The paper reported that the Park Service has received more public comments on the Yellowstone snowmobile issue than any other in the agency's history, with more than 360,000 e-mails and letters received during five public comment periods -- 80 percent supporting a ban on snowmobiles in Yellowstone.


Christian radio listeners in four states will be hearing commercials challenging them to consider whether it's religiously correct to drive SUVs and use all that gas.

The Rev. Jim Ball -- director of the Evangelical Environmental Network -- told the Washington Post that Christians need to ask themselves not only what would Jesus do, but also what would Jesus drive.

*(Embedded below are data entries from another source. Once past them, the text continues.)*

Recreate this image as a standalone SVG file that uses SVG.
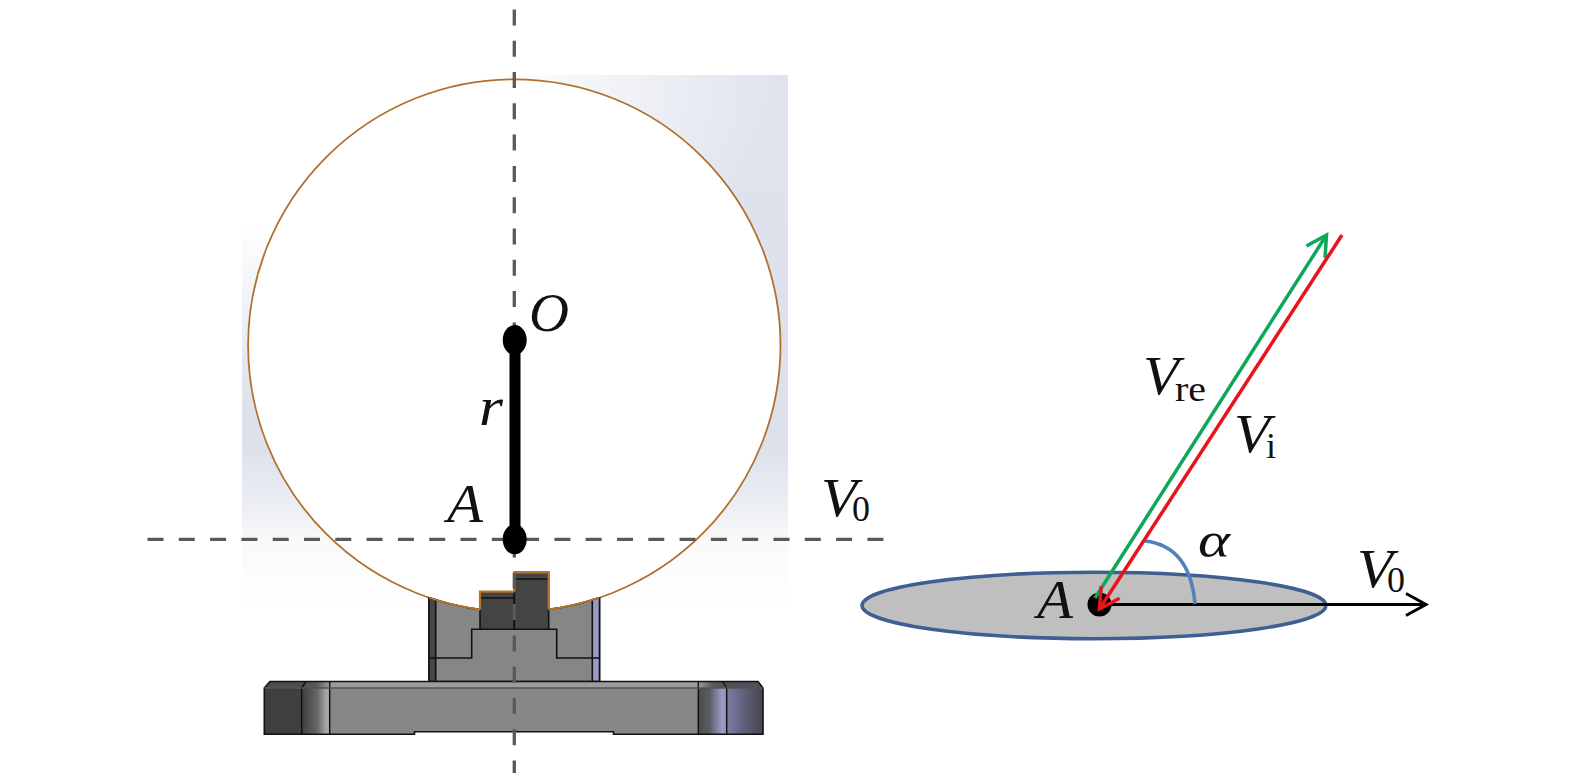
<svg xmlns="http://www.w3.org/2000/svg" width="1575" height="781" viewBox="0 0 1575 781">
<style>
.m{font-family:"Liberation Serif","Times New Roman",serif;font-style:italic;font-size:54px;fill:#111}
.s{font-family:"Liberation Serif","Times New Roman",serif;font-size:36px;fill:#111}
.e{stroke:#111;stroke-width:1.6;stroke-linejoin:round}
.d{stroke:#595959;stroke-width:3.3;fill:none}
.o{fill:none;stroke:#b8742c;stroke-width:2.2}
</style>
<defs>
<linearGradient id="bgV" gradientUnits="userSpaceOnUse" x1="0" y1="75" x2="0" y2="739"><stop offset="0" stop-color="#dfe3ed"/><stop offset=".56" stop-color="#dde1ec"/><stop offset=".65" stop-color="#eceef4"/><stop offset=".7" stop-color="#f9f9fb"/><stop offset=".76" stop-color="#fdfdfd"/><stop offset=".81" stop-color="#fff"/><stop offset="1" stop-color="#fff"/></linearGradient>
<radialGradient id="bgTL" gradientUnits="userSpaceOnUse" cx="0" cy="0" r="330" gradientTransform="translate(242,75) scale(1.65,1)"><stop offset="0" stop-color="#fff"/><stop offset=".45" stop-color="#fff"/><stop offset="1" stop-color="#fff" stop-opacity="0"/></radialGradient>
<linearGradient id="lg" x1="0" x2="1" y1="0" y2="0"><stop offset="0" stop-color="#3f3f42"/><stop offset=".55" stop-color="#666"/><stop offset=".9" stop-color="#aaa"/><stop offset="1" stop-color="#999"/></linearGradient>
<linearGradient id="rg" x1="0" x2="1" y1="0" y2="0"><stop offset="0" stop-color="#4a4a4c"/><stop offset=".4" stop-color="#5c5c66"/><stop offset=".85" stop-color="#9c9cc8"/><stop offset="1" stop-color="#8c8cb4"/></linearGradient>
<linearGradient id="rg2" x1="0" x2="1" y1="0" y2="0"><stop offset="0" stop-color="#7d7da6"/><stop offset=".5" stop-color="#5e5e78"/><stop offset="1" stop-color="#47474f"/></linearGradient>
<linearGradient id="tl" x1="0" x2="1" y1="0" y2="0"><stop offset="0" stop-color="#4c4c4e"/><stop offset=".55" stop-color="#5a5a5c"/><stop offset="1" stop-color="#9c9c9c"/></linearGradient>
<linearGradient id="tr" x1="0" x2="1" y1="0" y2="0"><stop offset="0" stop-color="#9c9c9c"/><stop offset=".5" stop-color="#5a5a5c"/><stop offset="1" stop-color="#505058"/></linearGradient>
<marker id="hk" markerUnits="userSpaceOnUse" markerWidth="30" markerHeight="30" refX="23" refY="15" orient="auto"><path d="M3 4L23 15L3 26" fill="none" stroke="#000" stroke-width="3"/></marker>
<marker id="hg" markerUnits="userSpaceOnUse" markerWidth="30" markerHeight="30" refX="23" refY="15" orient="auto"><path d="M3 4L23 15L3 26" fill="none" stroke="#0ca858" stroke-width="3.5"/></marker>
<marker id="hr" markerUnits="userSpaceOnUse" markerWidth="30" markerHeight="30" refX="23" refY="15" orient="auto"><path d="M3 4L23 15L3 26" fill="none" stroke="#e8141c" stroke-width="3.5"/></marker>
</defs>
<rect width="1575" height="781" fill="#fff"/>
<g id="background">
<rect x="242" y="75" width="546" height="664" fill="url(#bgV)"/>
<rect x="242" y="75" width="546" height="664" fill="url(#bgTL)"/>
</g>
<g id="sphere"><circle cx="514.3" cy="345.5" r="266.2" fill="#fff" stroke="#b0702e" stroke-width="1.8"/></g>
<g id="support">
<path class="e" d="M429 597.700A266.200 266.200 0 0 0 599.500 597.700V681.500H429Z" fill="#868686"/>
<path class="e" d="M429 597.700L435.700 599.800V681.500H429Z" fill="#47474a"/>
<path class="e" d="M592.300 599.800L599.500 597.700V681.500H592.300Z" fill="#9a9ac8"/>
<path d="M429 658H471.700V629.300H556.700V658H599.500" fill="none" stroke="#111" stroke-width="1.6"/>
<rect class="e" x="480" y="591.700" width="34.300" height="37.600" fill="#444"/>
<rect class="e" x="514.300" y="572.300" width="34.400" height="57" fill="#444"/>
<path d="M480 598H514.300M514.300 579H548.700" stroke="#111" stroke-width="1.500"/>
<path class="o" d="M480 609.500V591.700H514.300M514.300 591.700V572.300H548.700V609.500"/>
<path class="o" style="stroke-width:1.800" d="M429 597.700A266.200 266.200 0 0 0 480 609.500M548.700 609.500A266.200 266.200 0 0 0 599.500 597.700"/>
</g>
<g id="plate">
<path d="M264.300 688L270 681.500H758L763 688V734.300H613.500V731.700H414.500V734.300H264.300Z" fill="#868686"/>
<path d="M264.300 688L270 681.500H306L301.700 688Z" fill="#4c4c4e"/>
<path d="M301.700 688L306 681.500H329.700V688Z" fill="url(#tl)"/>
<rect x="329.700" y="681.500" width="368.600" height="6.500" fill="#9c9c9c"/>
<path d="M698.300 681.500H722.700L726.700 688H698.300Z" fill="url(#tr)"/>
<path d="M722.700 681.500H758L763 688H726.700Z" fill="#505058"/>
<rect x="264.300" y="688" width="37.400" height="46.300" fill="#3f3f42"/>
<rect x="301.700" y="688" width="28" height="46.300" fill="url(#lg)"/>
<rect x="698.300" y="688" width="28.400" height="46.300" fill="url(#rg)"/>
<rect x="726.700" y="688" width="36.300" height="46.300" fill="url(#rg2)"/>
<path d="M264.300 688L270 681.500H758L763 688V734.300H613.500V731.700H414.500V734.300H264.300Z" fill="none" stroke="#111" stroke-width="1.600"/>
<path d="M301.700 688V734.300M329.700 681.500V734.300M698.300 681.500V734.300M726.700 688V734.300M301.700 688L306 681.500M726.700 688L722.700 681.500" fill="none" stroke="#111" stroke-width="1.400"/>
<line x1="264.300" y1="688" x2="763" y2="688" stroke="#555" stroke-width="1.500"/>
</g>
<g id="connectors">
<line class="d" x1="514.300" y1="9.400" x2="514.300" y2="773" stroke-dasharray="16 15.300"/>
<line class="d" x1="147.500" y1="539.300" x2="884" y2="539.300" stroke-dasharray="16 15.300"/>
</g>
<g id="radius">
<line x1="515" y1="340" x2="515" y2="539.300" stroke="#000" stroke-width="11"/>
</g>
<g id="node-O"><ellipse cx="514.700" cy="340" rx="12" ry="15" fill="#000"/><text class="m" x="529" y="331" textLength="40" lengthAdjust="spacingAndGlyphs">O</text></g>
<g id="node-A"><ellipse cx="514.700" cy="539.300" rx="12" ry="15" fill="#000"/><text class="m" x="447" y="522" textLength="36" lengthAdjust="spacingAndGlyphs">A</text></g>
<text id="label-r" class="m" x="479" y="425" textLength="24" lengthAdjust="spacingAndGlyphs">r</text>
<g id="label-V0-left"><text class="m" x="821" y="516" textLength="36" lengthAdjust="spacingAndGlyphs">V</text><text class="s" x="852" y="521">0</text></g>
<g id="disc"><ellipse cx="1094" cy="605.500" rx="232" ry="33.200" fill="#bfbfbf" stroke="#3f5f91" stroke-width="3.500"/></g>
<g id="node-A2"><circle cx="1099.500" cy="604.500" r="12" fill="#000"/><text class="m" x="1037" y="618" textLength="36" lengthAdjust="spacingAndGlyphs">A</text></g>
<g id="vectors">
<line x1="1099.500" y1="604.500" x2="1426" y2="604.500" stroke="#000" stroke-width="3.200" marker-end="url(#hk)"/>
<path d="M1145 541Q1190 546 1195 604" fill="none" stroke="#4f81bd" stroke-width="3.500"/>
<line x1="1095" y1="598" x2="1326.500" y2="235" stroke="#0ca858" stroke-width="3.500" marker-end="url(#hg)"/>
<line x1="1342" y1="235" x2="1099.500" y2="609" stroke="#e8141c" stroke-width="3.500" marker-end="url(#hr)"/>
</g>
<g id="label-Vre"><text class="m" x="1143" y="394" textLength="36" lengthAdjust="spacingAndGlyphs">V</text><text class="s" x="1175" y="401" textLength="31" lengthAdjust="spacingAndGlyphs">re</text></g>
<g id="label-Vi"><text class="m" x="1234" y="452" textLength="36" lengthAdjust="spacingAndGlyphs">V</text><text class="s" x="1266" y="458">i</text></g>
<g id="label-V0-right"><text class="m" x="1357" y="587" textLength="36" lengthAdjust="spacingAndGlyphs">V</text><text class="s" x="1387" y="592">0</text></g>
<text id="label-alpha" class="m" x="1198" y="557" style="font-size:50px" textLength="32" lengthAdjust="spacingAndGlyphs">α</text>
</svg>
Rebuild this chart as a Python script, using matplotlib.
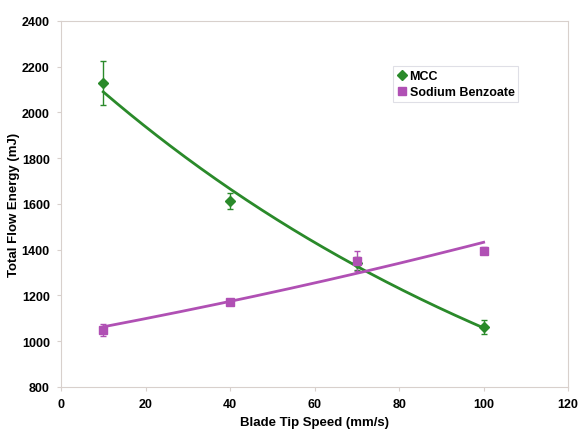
import numpy as np
import matplotlib
matplotlib.use("Agg")
import matplotlib.pyplot as plt
from matplotlib.lines import Line2D

plt.rcParams["font.family"] = ["Liberation Sans", "DejaVu Sans"]

speed = [10, 40, 70, 100]
mcc = [2129, 1613, 1340, 1063]
mcc_err = [95, 33, 30, 30]
sb = [1050, 1172, 1351, 1395]
sb_err = [25, 10, 45, 15]

green = "#2a8a2a"
purple = "#b050b4"

fig = plt.figure(figsize=(5.78, 4.31), dpi=100)
ax = fig.add_axes([0.1055, 0.0998, 0.8775, 0.8492])

xs = np.linspace(10, 100, 200)
handles = []
for y, err, c, m, lab, ms in [(mcc, mcc_err, green, "D", "MCC", 5),
                              (sb, sb_err, purple, "s", "Sodium Benzoate", 6)]:
    b, a = np.polyfit(speed, np.log(y), 1)
    ax.errorbar(speed, y, yerr=err, fmt=m, color=c, ms=ms, capsize=2.5,
                elinewidth=1, capthick=1)
    ax.plot(xs, np.exp(a + b * xs), color=c, lw=2)
    handles.append(Line2D([], [], ls="", marker=m, color=c, ms=ms, label=lab))

ax.set_xlim(0, 120)
ax.set_ylim(800, 2400)
ax.set_xticks(range(0, 121, 20))
ax.set_yticks(range(800, 2401, 200))
for s in ax.spines.values():
    s.set_color("#d8d0cc")
ax.tick_params(colors="#d8d0cc", labelcolor="black", length=3, pad=5)
for lbl in ax.get_xticklabels() + ax.get_yticklabels():
    lbl.set_fontweight("bold")
    lbl.set_fontsize(9)
ax.set_xlabel("Blade Tip Speed (mm/s)", fontweight="bold", fontsize=9.5, labelpad=4)
ax.set_ylabel("Total Flow Energy (mJ)", fontweight="bold", fontsize=9.5, labelpad=1)

leg = ax.legend(handles=handles, loc="upper left", bbox_to_anchor=(0.643, 0.893),
                frameon=True, fancybox=False, edgecolor="#d8d8e0",
                handlelength=0.8, handletextpad=0.2, borderpad=0.3,
                labelspacing=0.3, prop={"weight": "bold", "size": 9})
leg.get_frame().set_linewidth(0.8)

fig.savefig("out.png", dpi=100)
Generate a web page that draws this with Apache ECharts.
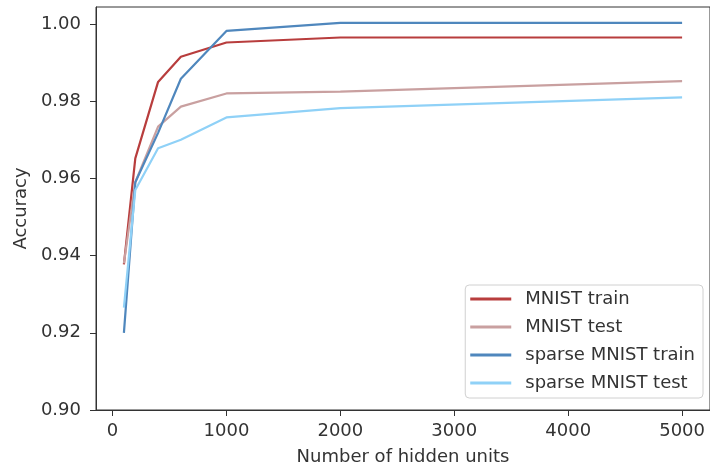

Ball described his organization as "biblically orthodox." The ads on radio stations and cable TV ask Christian listeners and viewers to think of their gasoline usage in the context of ethics -- and to consider the effect of auto emissions on the global climate.

"Most people don't think the kind of car they drive has anything to do with their faith," said Ball. "We want to show them it does."

The Evangelical Environmental Network claimed a lobbying victory in 1996, when it spearheaded a $1 million campaign to block legislation in the Republican-controlled House of Representatives that would have gutted the Endangered Species Act. The group called the federal law a modern day equivalent of Noah's Ark.

The "What would Jesus drive?" ad campaign will target Iowa, Indiana, Missouri and North Carolina. The campaign will also include events on college campuses and a "Creation Sunday" celebration in the spring with the same theme.

"Jesus wants his followers to drive the least-polluting, most efficient vehicle that truly meets their needs -- though first he might look at other ways to get around." Ball said. "He'd definitely be in favor of us taking public transportation."


Music legend Pat Boone is hitting the road to support his new song urging Americans to embrace the words "under God" in the Pledge of Allegiance.

Boone is scheduled to appear Monday at a Wal-Mart store outside Orland, Fla., to promote the song "Under God," which he recently recorded in Los Angeles and plans to release through his Gold Label record company. He plans to follow the Orlando appearance with a string of appearances at Wal-Mart locations on both coasts.

A publicist for the 67-year-old entertainer said Boone would target consumers in the more conservative areas of the country first. Boone is also planning to send a copy of the new song to every member of Congress.

"I haven't seen this kind of patriotic fervor in years," said Boone in a press release.